* [Problem requirements]
Make an exact copy of the lines, leaving the pictures out.

* begin Recorded information *

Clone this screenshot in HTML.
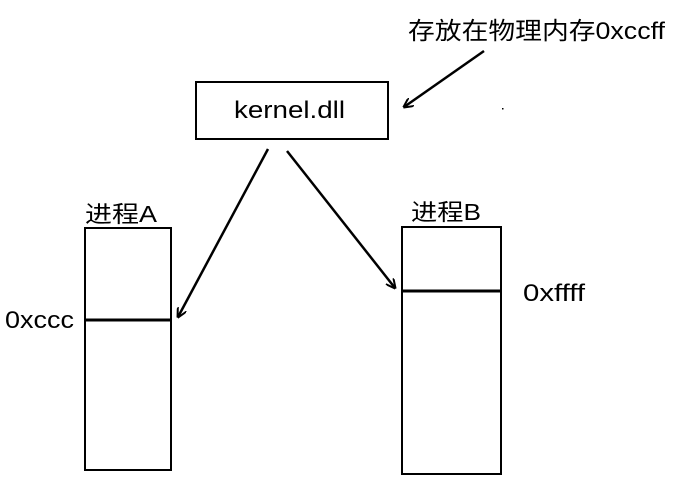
<!DOCTYPE html>
<html><head><meta charset="utf-8"><style>
body{margin:0;background:#fff;}
text{font-family:"Liberation Sans","Noto Sans CJK SC",sans-serif;fill:#000;}
</style></head><body>
<svg width="674" height="477" xmlns="http://www.w3.org/2000/svg">
<defs><marker id="a" markerWidth="10" markerHeight="10" refX="9" refY="5" orient="auto" markerUnits="userSpaceOnUse"><path d="M0,0 L10,5 L0,10" fill="none" stroke="#000" stroke-width="2"/></marker></defs>
<rect x="196" y="82" width="192" height="57" fill="none" stroke="#000" stroke-width="2"/>
<text x="234" y="118" font-size="24" textLength="111" lengthAdjust="spacingAndGlyphs">kernel.dll</text>
<text x="408" y="39" font-size="24" textLength="257" lengthAdjust="spacingAndGlyphs">存放在物理内存0xccff</text>
<rect x="85" y="228" width="86" height="242" fill="none" stroke="#000" stroke-width="2"/>
<line x1="85" y1="320" x2="171" y2="320" stroke="#000" stroke-width="3"/>
<rect x="402" y="227" width="99" height="247" fill="none" stroke="#000" stroke-width="2"/>
<line x1="402" y1="291" x2="501" y2="291" stroke="#000" stroke-width="3"/>
<text x="85" y="222" font-size="23" textLength="72" lengthAdjust="spacingAndGlyphs">进程A</text>
<text x="411" y="220" font-size="23" textLength="70" lengthAdjust="spacingAndGlyphs">进程B</text>
<text x="5" y="328" font-size="24" textLength="69" lengthAdjust="spacingAndGlyphs">0xccc</text>
<text x="523" y="301" font-size="24" textLength="62" lengthAdjust="spacingAndGlyphs">0xffff</text>
<line x1="484" y1="51" x2="404" y2="107" stroke="#000" stroke-width="2.5" marker-end="url(#a)"/>
<line x1="268" y1="149" x2="178" y2="317" stroke="#000" stroke-width="2.5" marker-end="url(#a)"/>
<line x1="287" y1="151" x2="395" y2="288" stroke="#000" stroke-width="2.5" marker-end="url(#a)"/>
<rect x="502" y="108" width="1.5" height="1.5" fill="#000"/>
</svg>
</body></html>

* end Recorded information *

* [Solution for this task]
Clone this screenshot in HTML.
<!DOCTYPE html>
<html><head><meta charset="utf-8"><style>
body{margin:0;background:#fff;}
text{font-family:"Liberation Sans","Noto Sans CJK SC",sans-serif;fill:#000;}
</style></head><body>
<svg width="674" height="477" xmlns="http://www.w3.org/2000/svg">
<defs><marker id="a" markerWidth="10" markerHeight="10" refX="9" refY="5" orient="auto" markerUnits="userSpaceOnUse"><path d="M0,0 L10,5 L0,10" fill="none" stroke="#000" stroke-width="2"/></marker></defs>
<rect x="196" y="82" width="192" height="57" fill="none" stroke="#000" stroke-width="2"/>
<text x="234" y="118" font-size="24" textLength="111" lengthAdjust="spacingAndGlyphs">kernel.dll</text>
<text x="408" y="39" font-size="24" textLength="257" lengthAdjust="spacingAndGlyphs">存放在物理内存0xccff</text>
<rect x="85" y="228" width="86" height="242" fill="none" stroke="#000" stroke-width="2"/>
<line x1="85" y1="320" x2="171" y2="320" stroke="#000" stroke-width="3"/>
<rect x="402" y="227" width="99" height="247" fill="none" stroke="#000" stroke-width="2"/>
<line x1="402" y1="291" x2="501" y2="291" stroke="#000" stroke-width="3"/>
<text x="85" y="222" font-size="23" textLength="72" lengthAdjust="spacingAndGlyphs">进程A</text>
<text x="411" y="220" font-size="23" textLength="70" lengthAdjust="spacingAndGlyphs">进程B</text>
<text x="5" y="328" font-size="24" textLength="69" lengthAdjust="spacingAndGlyphs">0xccc</text>
<text x="523" y="301" font-size="24" textLength="62" lengthAdjust="spacingAndGlyphs">0xffff</text>
<line x1="484" y1="51" x2="404" y2="107" stroke="#000" stroke-width="2.5" marker-end="url(#a)"/>
<line x1="268" y1="149" x2="178" y2="317" stroke="#000" stroke-width="2.5" marker-end="url(#a)"/>
<line x1="287" y1="151" x2="395" y2="288" stroke="#000" stroke-width="2.5" marker-end="url(#a)"/>
<rect x="502" y="108" width="1.5" height="1.5" fill="#000"/>
</svg>
</body></html>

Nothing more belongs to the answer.